Parameters needed for our algorithm are intuitive and easy to choose. Only T used for watershed marker selection needs to change for different application or data. It represents the expected center voxel number which is proportional to average puncta size. However, post-processing of the detected result is necessary since our method may pick up some image noise. This procedure is relatively easy because we can compute many kinds of features for each detected punctum. In our experience, maximum intensity and radius are good choices for filter conditions. We process our detection result by removing punctum with radii smaller than 1 and maximum intensity less than T+σ. T is global image threshold we calculated in the binarization stage. sigma is an empirical choice based on the visibility of corresponding puncta. Typically it is chosen from 10 to 20 for an 8-bit image.

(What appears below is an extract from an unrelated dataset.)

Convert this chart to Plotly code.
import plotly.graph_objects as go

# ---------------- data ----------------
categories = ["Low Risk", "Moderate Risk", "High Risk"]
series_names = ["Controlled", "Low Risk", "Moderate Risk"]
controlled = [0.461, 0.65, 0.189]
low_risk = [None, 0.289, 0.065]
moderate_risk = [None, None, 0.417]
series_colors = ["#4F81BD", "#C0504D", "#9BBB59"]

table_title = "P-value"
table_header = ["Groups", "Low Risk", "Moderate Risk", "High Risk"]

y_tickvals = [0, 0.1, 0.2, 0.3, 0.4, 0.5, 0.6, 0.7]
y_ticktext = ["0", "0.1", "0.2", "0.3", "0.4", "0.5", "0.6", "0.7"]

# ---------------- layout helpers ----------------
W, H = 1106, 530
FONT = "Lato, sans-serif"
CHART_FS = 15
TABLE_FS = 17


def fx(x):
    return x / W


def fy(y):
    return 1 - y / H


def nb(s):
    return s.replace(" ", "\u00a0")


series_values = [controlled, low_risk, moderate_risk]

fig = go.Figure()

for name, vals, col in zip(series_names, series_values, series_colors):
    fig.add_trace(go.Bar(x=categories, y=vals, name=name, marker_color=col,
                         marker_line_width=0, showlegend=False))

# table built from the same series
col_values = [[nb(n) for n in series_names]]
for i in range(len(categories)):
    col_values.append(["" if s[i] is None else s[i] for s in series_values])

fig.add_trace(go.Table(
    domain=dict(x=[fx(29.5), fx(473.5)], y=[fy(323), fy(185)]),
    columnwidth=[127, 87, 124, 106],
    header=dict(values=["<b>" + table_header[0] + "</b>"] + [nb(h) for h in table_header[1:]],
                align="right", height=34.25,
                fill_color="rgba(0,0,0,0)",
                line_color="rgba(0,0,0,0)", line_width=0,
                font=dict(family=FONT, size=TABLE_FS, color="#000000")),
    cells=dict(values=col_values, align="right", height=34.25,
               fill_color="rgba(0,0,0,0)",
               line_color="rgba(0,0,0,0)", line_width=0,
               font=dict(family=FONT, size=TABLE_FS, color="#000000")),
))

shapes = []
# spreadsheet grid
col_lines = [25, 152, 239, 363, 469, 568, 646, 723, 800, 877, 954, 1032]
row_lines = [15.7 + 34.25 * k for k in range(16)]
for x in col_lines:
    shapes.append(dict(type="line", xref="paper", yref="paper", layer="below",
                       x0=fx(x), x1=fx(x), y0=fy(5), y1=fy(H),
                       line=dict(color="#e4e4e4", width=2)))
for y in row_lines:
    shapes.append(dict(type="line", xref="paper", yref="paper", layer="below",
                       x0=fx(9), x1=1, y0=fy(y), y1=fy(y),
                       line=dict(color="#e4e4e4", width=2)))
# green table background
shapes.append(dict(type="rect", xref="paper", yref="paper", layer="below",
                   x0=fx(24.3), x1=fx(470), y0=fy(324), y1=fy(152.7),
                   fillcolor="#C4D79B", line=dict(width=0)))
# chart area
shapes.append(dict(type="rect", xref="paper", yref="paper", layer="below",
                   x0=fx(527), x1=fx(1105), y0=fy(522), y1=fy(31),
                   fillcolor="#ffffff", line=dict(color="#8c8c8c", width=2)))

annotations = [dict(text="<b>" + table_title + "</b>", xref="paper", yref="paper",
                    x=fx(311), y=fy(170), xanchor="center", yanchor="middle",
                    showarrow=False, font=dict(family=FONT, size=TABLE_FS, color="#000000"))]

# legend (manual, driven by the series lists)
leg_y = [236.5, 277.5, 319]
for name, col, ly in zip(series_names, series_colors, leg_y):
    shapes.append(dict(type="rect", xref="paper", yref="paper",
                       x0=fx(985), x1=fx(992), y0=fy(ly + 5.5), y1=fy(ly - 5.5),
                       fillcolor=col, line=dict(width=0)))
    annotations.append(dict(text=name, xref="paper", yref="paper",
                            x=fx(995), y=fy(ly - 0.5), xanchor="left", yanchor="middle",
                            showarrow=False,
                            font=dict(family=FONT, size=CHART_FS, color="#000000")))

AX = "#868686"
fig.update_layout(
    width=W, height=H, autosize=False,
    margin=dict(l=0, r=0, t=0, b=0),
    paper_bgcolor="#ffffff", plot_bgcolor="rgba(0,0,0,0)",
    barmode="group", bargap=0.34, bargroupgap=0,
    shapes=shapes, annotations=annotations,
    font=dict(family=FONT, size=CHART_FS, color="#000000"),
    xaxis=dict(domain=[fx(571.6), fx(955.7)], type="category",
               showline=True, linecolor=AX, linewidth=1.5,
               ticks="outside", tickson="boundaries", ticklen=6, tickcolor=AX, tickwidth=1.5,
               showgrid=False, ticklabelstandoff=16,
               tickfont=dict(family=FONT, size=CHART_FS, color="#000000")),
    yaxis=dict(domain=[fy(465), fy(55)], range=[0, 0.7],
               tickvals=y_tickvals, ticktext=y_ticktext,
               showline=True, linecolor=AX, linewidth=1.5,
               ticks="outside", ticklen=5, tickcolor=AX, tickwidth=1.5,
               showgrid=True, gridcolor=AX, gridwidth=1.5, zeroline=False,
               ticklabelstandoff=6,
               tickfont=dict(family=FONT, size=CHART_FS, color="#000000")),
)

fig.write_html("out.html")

Although only rarely, we found some cases in which our algorithm did not work as expected. Based on our analysis of testing data, we found under-segmentation usually occurs when several small elongated puncta are clustered together, like the position marked in Figure 7B. Since such a feature is elongated and consists of few voxels, it tends to be fitted by a Gaussian with an axis larger than its actual radius. Then mean-shift uses this overestimated radius value to adjust the Gaussian position, which can end up in the middle of several small puncta. Over-segmentation occurs when large saturated puncta have unusual shapes. Our method might separate it into several convex shapes. In such cases, the actual number of puncta can be hard to determine, even by an expert biologist. Fortunately, these saturated big puncta are easy to spot and can be treated differently. Our method for calculating the confidence scores of puncta can readily help us locate these problematic regions.